In the above example, it is clear that assertion a1 is placed to ensure the correctness
of propagation of i1|i2 through d1 to dout . If the temporal propagation of values is
violated, an error message is generated to indicate the precise point of failure. This
is immensely useful to the user as the debugging of the failure is made by inspecting
the values of the variables dout , i1 , i2 , and the intermediate quantity d1 .

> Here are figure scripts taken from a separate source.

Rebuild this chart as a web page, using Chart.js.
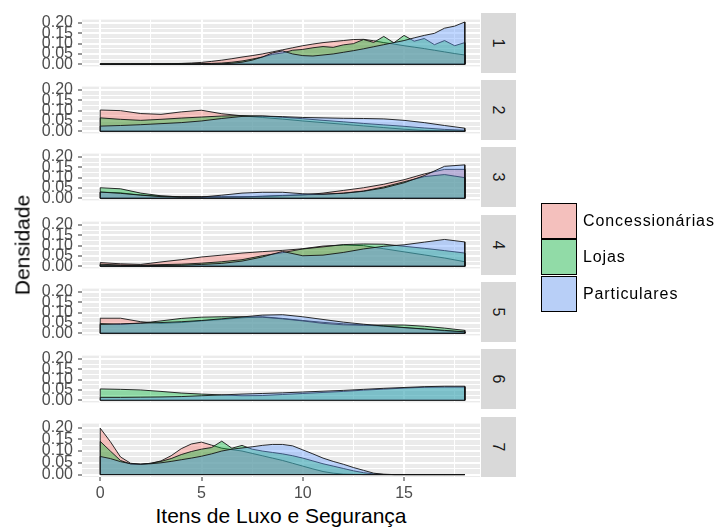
<!DOCTYPE html>
<html>
<head>
<meta charset="utf-8">
<script src="https://cdn.jsdelivr.net/npm/chart.js@4.4.1/dist/chart.umd.min.js"></script>
<style>
  html, body { margin: 0; padding: 0; background: #ffffff; }
  #wrap { position: relative; width: 716px; height: 527px; overflow: hidden;
          font-family: "Liberation Sans", Arial, sans-serif; }
  .panel { position: absolute; left: 0; }
  .strip { position: absolute; left: 481px; width: 35px; height: 60px; background: #d9d9d9;
           display: flex; align-items: center; justify-content: center; }
  .strip span { display: block; transform: rotate(90deg); font-size: 16px; color: #1a1a1a; }
  .title { position: absolute; color: #000; font-size: 21px; white-space: nowrap; line-height: 21px; }
  .key { position: absolute; left: 541px; width: 36px; height: 36px; box-sizing: border-box;
         border: 1.5px solid #000; background: #f2f2f2; }
  .key div { width: 100%; height: 100%; }
  .keylab { position: absolute; left: 583px; height: 36px; display: flex; align-items: center;
            font-size: 16px; letter-spacing: 0.9px; color: #000; white-space: nowrap; }
</style>
</head>
<body>
<div id="wrap"></div>
<script>
// Grupos de vendedores e facetas (número de itens)
const groups = ['Concessionárias', 'Lojas', 'Particulares'];
const facets = ['1', '2', '3', '4', '5', '6', '7'];

// Pontos de avaliação da densidade
const xFine = [0, 0.5, 1, 1.5, 2, 2.5, 3, 3.5, 4, 4.5, 5, 5.5, 6, 6.5, 7, 7.5, 8, 8.5, 9, 9.5,
               10, 10.5, 11, 11.5, 12, 12.5, 13, 13.5, 14, 14.5, 15, 15.5, 16, 16.5, 17, 17.5, 18];
const xInt = [0, 1, 2, 3, 4, 5, 6, 7, 8, 9, 10, 11, 12, 13, 14, 15, 16, 17, 18];

// Faceta 1
const conc1 = [0.002, 0.002, 0.002, 0.002, 0.002, 0.002, 0.002, 0.003, 0.004, 0.006, 0.009, 0.014, 0.020, 0.027,
               0.035, 0.042, 0.050, 0.060, 0.070, 0.080, 0.090, 0.098, 0.105, 0.110, 0.115, 0.120, 0.121, 0.114,
               0.105, 0.098, 0.090, 0.083, 0.076, 0.068, 0.060, 0.052, 0.045];
const lojas1 = [0.002, 0.002, 0.002, 0.002, 0.002, 0.002, 0.002, 0.002, 0.002, 0.002, 0.003, 0.004, 0.006, 0.010,
                0.016, 0.025, 0.035, 0.048, 0.055, 0.068, 0.072, 0.080, 0.086, 0.082, 0.094, 0.100, 0.120, 0.106,
                0.135, 0.104, 0.140, 0.112, 0.125, 0.095, 0.115, 0.090, 0.105];
const part1 = [0.001, 0.001, 0.001, 0.001, 0.001, 0.001, 0.001, 0.001, 0.001, 0.001, 0.001, 0.001, 0.002, 0.005,
               0.010, 0.020, 0.035, 0.055, 0.065, 0.050, 0.042, 0.040, 0.045, 0.050, 0.058, 0.066, 0.075, 0.085,
               0.095, 0.105, 0.115, 0.128, 0.140, 0.150, 0.175, 0.185, 0.205];

// Faceta 2
const conc2 = [0.103, 0.100, 0.086, 0.082, 0.094, 0.102, 0.085, 0.075, 0.067, 0.059, 0.050, 0.042, 0.034, 0.026, 0.018, 0.010, 0.004, 0.002, 0.001];
const lojas2 = [0.065, 0.058, 0.053, 0.058, 0.064, 0.069, 0.074, 0.076, 0.074, 0.068, 0.061, 0.053, 0.046, 0.038, 0.031, 0.024, 0.016, 0.009, 0.005];
const part2 = [0.025, 0.028, 0.032, 0.037, 0.042, 0.050, 0.062, 0.072, 0.074, 0.071, 0.067, 0.065, 0.063, 0.062, 0.060, 0.053, 0.042, 0.028, 0.015];

// Faceta 3
const conc3 = [0.030, 0.026, 0.016, 0.010, 0.008, 0.008, 0.008, 0.008, 0.009, 0.012, 0.016, 0.025, 0.038, 0.051, 0.068, 0.090, 0.118, 0.140, 0.140];
const lojas3 = [0.051, 0.046, 0.025, 0.012, 0.006, 0.005, 0.005, 0.006, 0.010, 0.014, 0.017, 0.019, 0.025, 0.035, 0.055, 0.080, 0.105, 0.115, 0.100];
const part3 = [0.030, 0.024, 0.015, 0.008, 0.005, 0.006, 0.015, 0.025, 0.029, 0.029, 0.022, 0.020, 0.024, 0.034, 0.050, 0.075, 0.110, 0.155, 0.162];

// Faceta 4
const conc4 = [0.018, 0.012, 0.009, 0.021, 0.032, 0.045, 0.054, 0.064, 0.071, 0.077, 0.085, 0.098, 0.103, 0.100, 0.085, 0.070, 0.055, 0.040, 0.022];
const lojas4 = [0.010, 0.006, 0.005, 0.008, 0.010, 0.015, 0.022, 0.032, 0.051, 0.066, 0.084, 0.094, 0.105, 0.108, 0.107, 0.097, 0.087, 0.076, 0.064];
const part4 = [0.005, 0.004, 0.003, 0.004, 0.005, 0.009, 0.014, 0.025, 0.045, 0.072, 0.051, 0.054, 0.067, 0.084, 0.097, 0.104, 0.117, 0.130, 0.118];

// Faceta 5
const conc5 = [0.073, 0.073, 0.056, 0.048, 0.052, 0.060, 0.067, 0.075, 0.080, 0.072, 0.062, 0.053, 0.046, 0.040, 0.034, 0.027, 0.020, 0.012, 0.006];
const lojas5 = [0.047, 0.043, 0.049, 0.060, 0.072, 0.078, 0.080, 0.080, 0.078, 0.070, 0.060, 0.048, 0.041, 0.039, 0.040, 0.040, 0.034, 0.025, 0.014];
const part5 = [0.043, 0.046, 0.049, 0.052, 0.056, 0.062, 0.070, 0.079, 0.088, 0.090, 0.080, 0.067, 0.054, 0.044, 0.035, 0.028, 0.021, 0.014, 0.007];

// Faceta 6 (sem concessionárias)
const conc6 = null;
const lojas6 = [0.055, 0.053, 0.050, 0.043, 0.035, 0.030, 0.026, 0.022, 0.023, 0.028, 0.033, 0.038, 0.043, 0.049, 0.054, 0.059, 0.063, 0.064, 0.064];
const part6 = [0.014, 0.014, 0.015, 0.016, 0.018, 0.022, 0.026, 0.030, 0.033, 0.036, 0.040, 0.044, 0.048, 0.053, 0.058, 0.062, 0.066, 0.068, 0.068];

// Faceta 7
const conc7 = [0.197, 0.140, 0.075, 0.048, 0.044, 0.048, 0.058, 0.080, 0.110, 0.130, 0.138, 0.125, 0.112, 0.106,
               0.100, 0.090, 0.080, 0.070, 0.060, 0.048, 0.036, 0.024, 0.013, 0.006, 0.002, 0.001, 0, 0,
               0, 0, 0, 0, 0, 0, 0, 0, 0];
const lojas7 = [0.141, 0.100, 0.060, 0.045, 0.044, 0.048, 0.056, 0.068, 0.085, 0.098, 0.108, 0.115, 0.142, 0.112,
                0.124, 0.108, 0.100, 0.094, 0.088, 0.080, 0.070, 0.058, 0.046, 0.036, 0.026, 0.016, 0.008, 0.003,
                0.001, 0, 0, 0, 0, 0, 0, 0, 0];
const part7 = [0.077, 0.068, 0.055, 0.046, 0.044, 0.046, 0.050, 0.056, 0.063, 0.070, 0.078, 0.088, 0.100, 0.108,
               0.113, 0.118, 0.124, 0.128, 0.128, 0.122, 0.105, 0.088, 0.070, 0.056, 0.044, 0.030, 0.018, 0.006,
               0.001, 0, 0, 0, 0, 0, 0, 0, 0];

// Marcas dos eixos
const xTickValues = [0, 5, 10, 15];
const xTickLabels = ['0', '5', '10', '15'];
const xMinorTicks = [2.5, 7.5, 12.5, 17.5];
const yTickValues = [0, 0.05, 0.10, 0.15, 0.20];
const yTickLabels = ['0.00', '0.05', '0.10', '0.15', '0.20'];
const yMinorTicks = [0.025, 0.075, 0.125, 0.175];

const panels = [
  { x: xFine, series: [conc1, lojas1, part1] },
  { x: xInt,  series: [conc2, lojas2, part2] },
  { x: xInt,  series: [conc3, lojas3, part3] },
  { x: xInt,  series: [conc4, lojas4, part4] },
  { x: xInt,  series: [conc5, lojas5, part5] },
  { x: xInt,  series: [conc6, lojas6, part6] },
  { x: xFine, series: [conc7, lojas7, part7] }
];

const fills = ['rgba(248,118,109,0.4)', 'rgba(0,186,56,0.4)', 'rgba(97,156,255,0.4)'];
const outline = 'rgba(20,20,20,0.9)';
const FONT = '"Liberation Sans", Arial, sans-serif';

// Layout of the facet panels
const panelTops = [13, 80, 147, 215, 282, 349, 417];
const PANEL_H = 60, PAD = 8, AXIS_W = 82, PANEL_RIGHT = 480, XAXIS_H = 26;

Chart.defaults.font.family = FONT;

// grey panel background behind the grid
const panelBg = {
  id: 'panelBg',
  beforeDraw(chart) {
    const { ctx, chartArea: a } = chart;
    ctx.save();
    ctx.fillStyle = '#ebebeb';
    ctx.fillRect(a.left, a.top, a.right - a.left, a.bottom - a.top);
    ctx.restore();
  }
};

// closes each density polygon along the zero line
const baseOutline = {
  id: 'baseOutline',
  afterDatasetDraw(chart, args) {
    const pts = args.meta.data;
    if (!pts.length) return;
    const { ctx } = chart;
    const y0 = chart.scales.y.getPixelForValue(0);
    ctx.save();
    ctx.strokeStyle = outline;
    ctx.lineWidth = 1;
    ctx.beginPath();
    ctx.moveTo(pts[0].x, y0);
    ctx.lineTo(pts[pts.length - 1].x, y0);
    ctx.stroke();
    ctx.restore();
  }
};

function polygonPoints(xs, ys) {
  const pts = [{ x: xs[0], y: 0 }];
  xs.forEach((x, i) => pts.push({ x: x, y: ys[i] }));
  pts.push({ x: xs[xs.length - 1], y: 0 });
  return pts;
}

const wrap = document.getElementById('wrap');

panels.forEach((p, idx) => {
  const last = idx === panels.length - 1;
  const h = PAD + PANEL_H + (last ? XAXIS_H : PAD);
  const canvas = document.createElement('canvas');
  canvas.className = 'panel';
  canvas.width = PANEL_RIGHT;
  canvas.height = h;
  canvas.style.top = (panelTops[idx] - PAD) + 'px';
  canvas.style.width = PANEL_RIGHT + 'px';
  canvas.style.height = h + 'px';
  wrap.appendChild(canvas);

  const datasets = [];
  p.series.forEach((ys, g) => {
    if (!ys) return;
    datasets.push({
      label: groups[g],
      data: polygonPoints(p.x, ys),
      order: 3 - g,
      fill: 'origin',
      backgroundColor: fills[g],
      borderColor: outline,
      borderWidth: 1,
      pointRadius: 0,
      tension: 0
    });
  });

  new Chart(canvas, {
    type: 'line',
    data: { datasets },
    options: {
      responsive: false,
      animation: false,
      devicePixelRatio: 1,
      events: [],
      layout: { padding: { top: PAD, bottom: last ? 0 : PAD, left: 0, right: 0 } },
      plugins: { legend: { display: false }, tooltip: { enabled: false } },
      scales: {
        x: {
          type: 'linear', min: -0.9, max: 18.75,
          afterBuildTicks: axis => {
            axis.ticks = xTickValues.concat(xMinorTicks).sort((a, b) => a - b).map(v => ({ value: v }));
          },
          afterFit: s => { s.height = last ? XAXIS_H : 0; },
          border: { display: false },
          grid: {
            color: '#ffffff',
            lineWidth: c => (c.tick && xTickValues.includes(c.tick.value)) ? 2 : 1,
            drawTicks: last,
            tickLength: 4,
            tickWidth: 1,
            tickColor: c => (c.tick && xTickValues.includes(c.tick.value)) ? '#333333' : 'rgba(0,0,0,0)'
          },
          ticks: {
            display: last, autoSkip: false, maxRotation: 0, padding: 3,
            color: '#4d4d4d', font: { family: FONT, size: 16 },
            callback: v => { const i = xTickValues.indexOf(v); return i >= 0 ? xTickLabels[i] : ''; }
          }
        },
        y: {
          type: 'linear', min: -0.0103, max: 0.2166,
          afterBuildTicks: axis => {
            axis.ticks = yTickValues.concat(yMinorTicks).sort((a, b) => a - b).map(v => ({ value: v }));
          },
          afterFit: s => { s.width = AXIS_W; },
          border: { display: false },
          grid: {
            color: '#ffffff',
            lineWidth: c => (c.tick && yTickValues.includes(c.tick.value)) ? 2 : 1,
            drawTicks: true,
            tickLength: 4,
            tickWidth: 1,
            tickColor: c => (c.tick && yTickValues.includes(c.tick.value)) ? '#333333' : 'rgba(0,0,0,0)'
          },
          ticks: {
            autoSkip: false, padding: 5,
            color: '#4d4d4d', font: { family: FONT, size: 16 },
            callback: v => { const i = yTickValues.indexOf(v); return i >= 0 ? yTickLabels[i] : ''; }
          }
        }
      }
    },
    plugins: [panelBg, baseOutline]
  });

  // facet strip on the right
  const strip = document.createElement('div');
  strip.className = 'strip';
  strip.style.top = panelTops[idx] + 'px';
  strip.innerHTML = '<span>' + facets[idx] + '</span>';
  wrap.appendChild(strip);
});

// axis titles
const xt = document.createElement('div');
xt.className = 'title';
xt.textContent = 'Itens de Luxo e Segurança';
xt.style.left = '281px';
xt.style.top = '505px';
xt.style.transform = 'translateX(-50%)';
wrap.appendChild(xt);

const yt = document.createElement('div');
yt.className = 'title';
yt.textContent = 'Densidade';
yt.style.left = '22px';
yt.style.top = '245px';
yt.style.transform = 'translate(-50%, -50%) rotate(-90deg)';
wrap.appendChild(yt);

// legend
const keyTop = 203, keyStep = 36.3;
groups.forEach((name, g) => {
  const key = document.createElement('div');
  key.className = 'key';
  key.style.top = (keyTop + keyStep * g) + 'px';
  key.innerHTML = '<div style="background:' + fills[g] + '"></div>';
  wrap.appendChild(key);
  const lab = document.createElement('div');
  lab.className = 'keylab';
  lab.style.top = (keyTop + keyStep * g) + 'px';
  lab.textContent = name;
  wrap.appendChild(lab);
});
</script>
</body>
</html>
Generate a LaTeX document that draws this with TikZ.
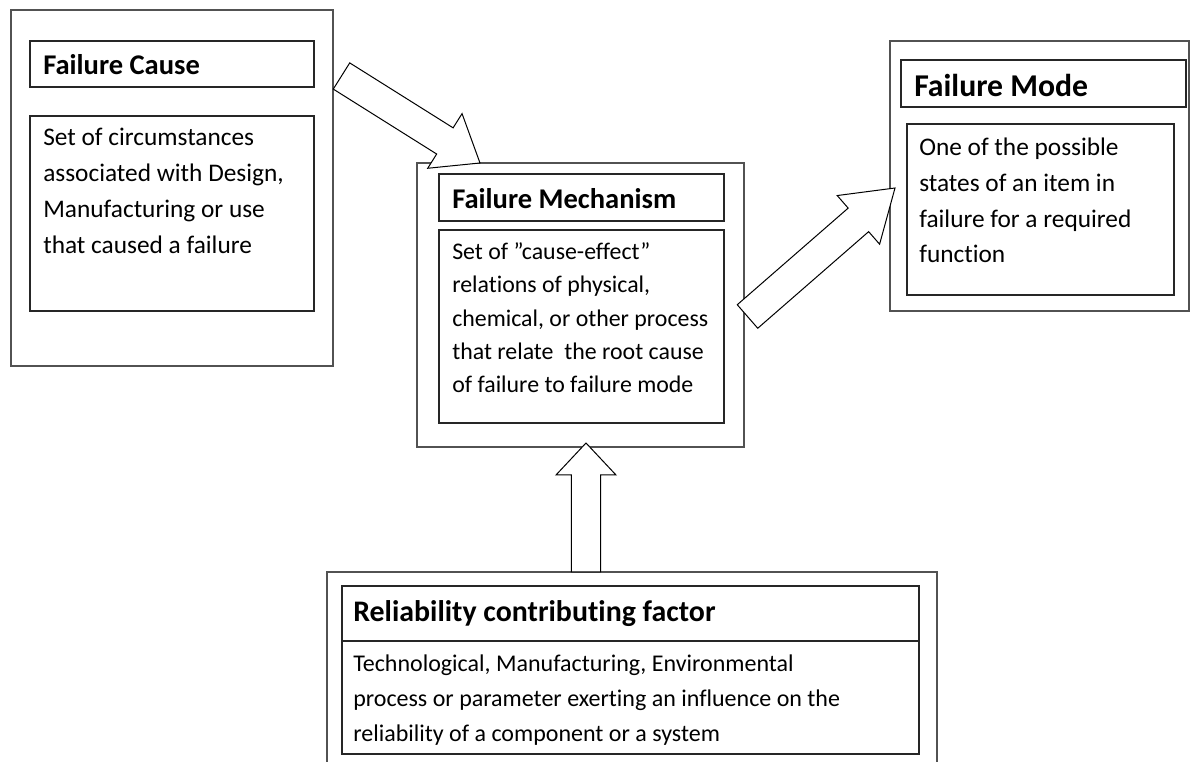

The context of a procedural concurrent assertion affects the semantics of its
execution in two ways. First, the assertion is treated as a statement by the event
simulation semantics to start an evaluation at the point it is reached in procedural
execution. We shall say that a procedural concurrent assertion is invoked at the point
when it is reached in the flow of procedural execution. Second, the leading clock of
the assertion is inferred from the enclosing procedure and used to mark the passage
of time, just as in any concurrent assertion. These two effects are illustrated in the
following modification of Example 14.1 .
The clock of a procedural concurrent assertion is inferred from its context.
Example 14.2.
A concurrent assertion under an enabling condition:
module e1Unit( input logic clk, ...);
logic i1, i2, d1, dout, out_en;
always @( posedge clk) begin
d1 <= i1|i2;
if (out_en) begin
dout <= d1;
a2_1: assert property ( nexttime dout == $past(i1|i2, 2));
end
else
a2_2: assert property ( nexttime $stable(dout));
end
...
endmodule
Assertion a2_1 gets invoked if the value of out_en is true. Otherwise a2_2 gets
invoked. Both assertions infer the clocking event posedge clk from context.